Potential improvements of the RF algorithm are being examined at the time of writing. We are exploring adding additional meteorological variables as predictors that can further increase the performance of the cloud mask predictions. In addition, we are in the process of filling in some gaps in NCAR’s archives of both GOES-16 and HRRR datasets to enlarge the training and validation datasets. Another aspect under investigation is the potential benefit of refining the spatio-temporal matching of the predictand and predictor datasets. For example, CALIPSO retrievals were assigned to the nearest hour to maximize the size of the predictand dataset. By refining this temporal criteria, we should have a clearer signal between the predictand and predictor datasets but at the cost of reduced datasets, and the impact of this is not clear. In this direction, we are also inspecting sensitivities to the available CALIPSO retrievals per grid cell. In this study, we calculated the cloud fraction if at least two CALIPSO retrievals were available in a given cell. Enlarging the minimum number of retrievals should contribute to more statistically robust conclusions. This also may affect the validation of the GOES-16 clear sky product and further evaluation is underway.

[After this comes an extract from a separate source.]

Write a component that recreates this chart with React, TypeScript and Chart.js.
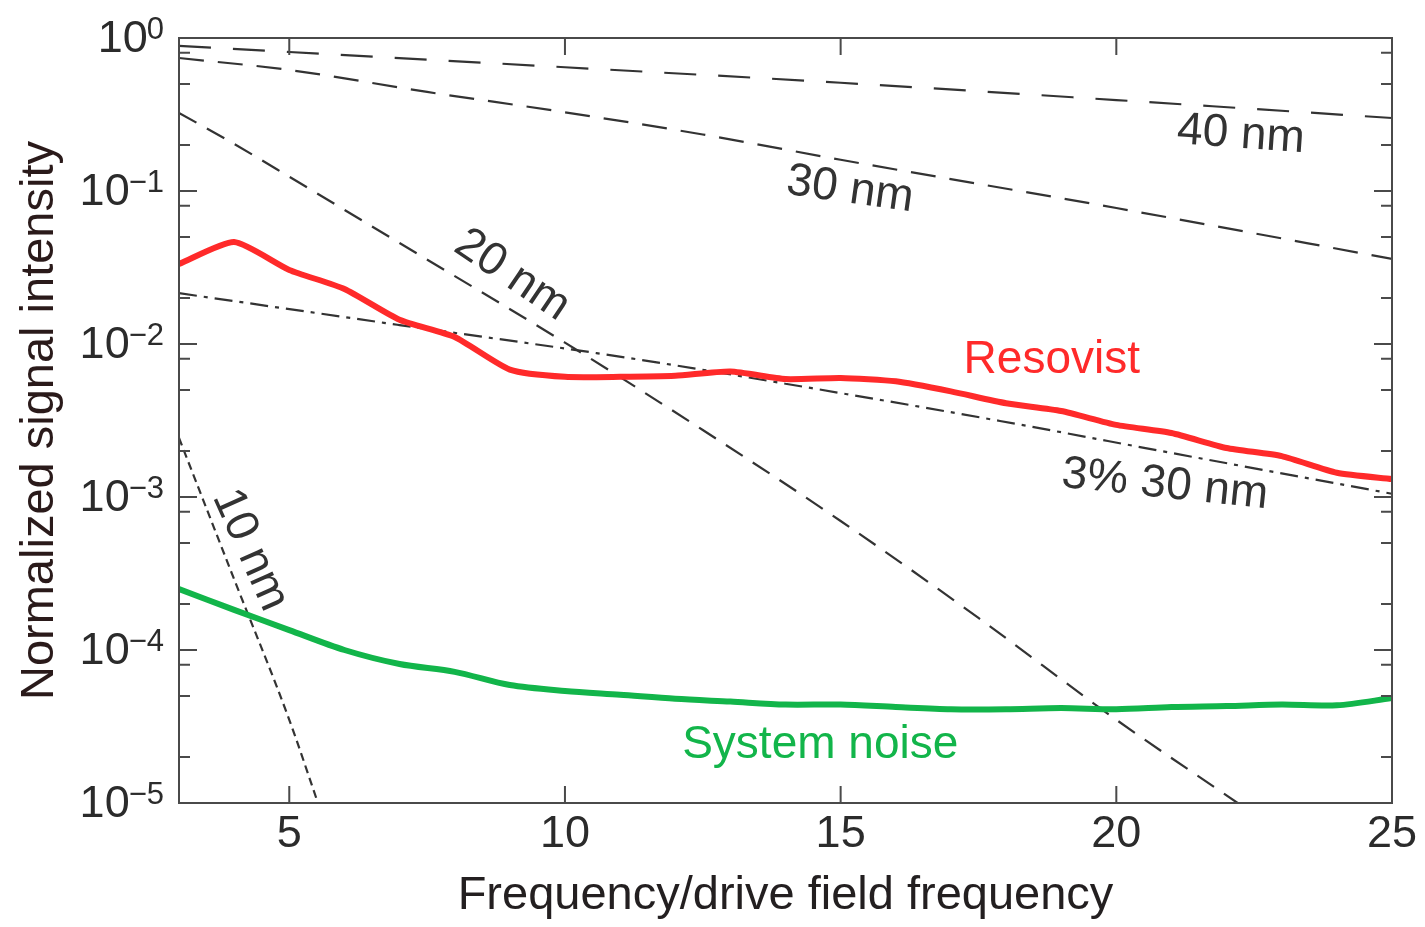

The RF algorithm has been already implemented inside of MAD-WRF. With this aim, we are ingesting GOES-16 radiances which are combined with the other predictor variables to create the cloud mask at initialization time. The cloud mask is combined with cloud top height estimations (e.g., the ACHA level 2 product) and cloud base height observations from METAR stations to have a complete characterization of the three-dimensional cloud field. This information is combined with the hydrometeor content at initial time, if available, and an adiabatic cloud model to initialize the hydrometeor content of the clouds. Having this cloud initialization in place is allowing us to inspect the added value imposing the cloud mask has on the solar irradiance predictions. The irradiance is very sensitive to the cloud mask, and the on-going evaluations already point out the positive impact of imposing an accurate cloud mask. In this direction, we have shown that the RF algorithm for cloud mask prediction is a very promising machine learning algorithm to improve the state-of-the-science for cloud detection from satellite data with a potential to greatly improve short-term solar power forecasts based on NWP models such as MAD-WRF.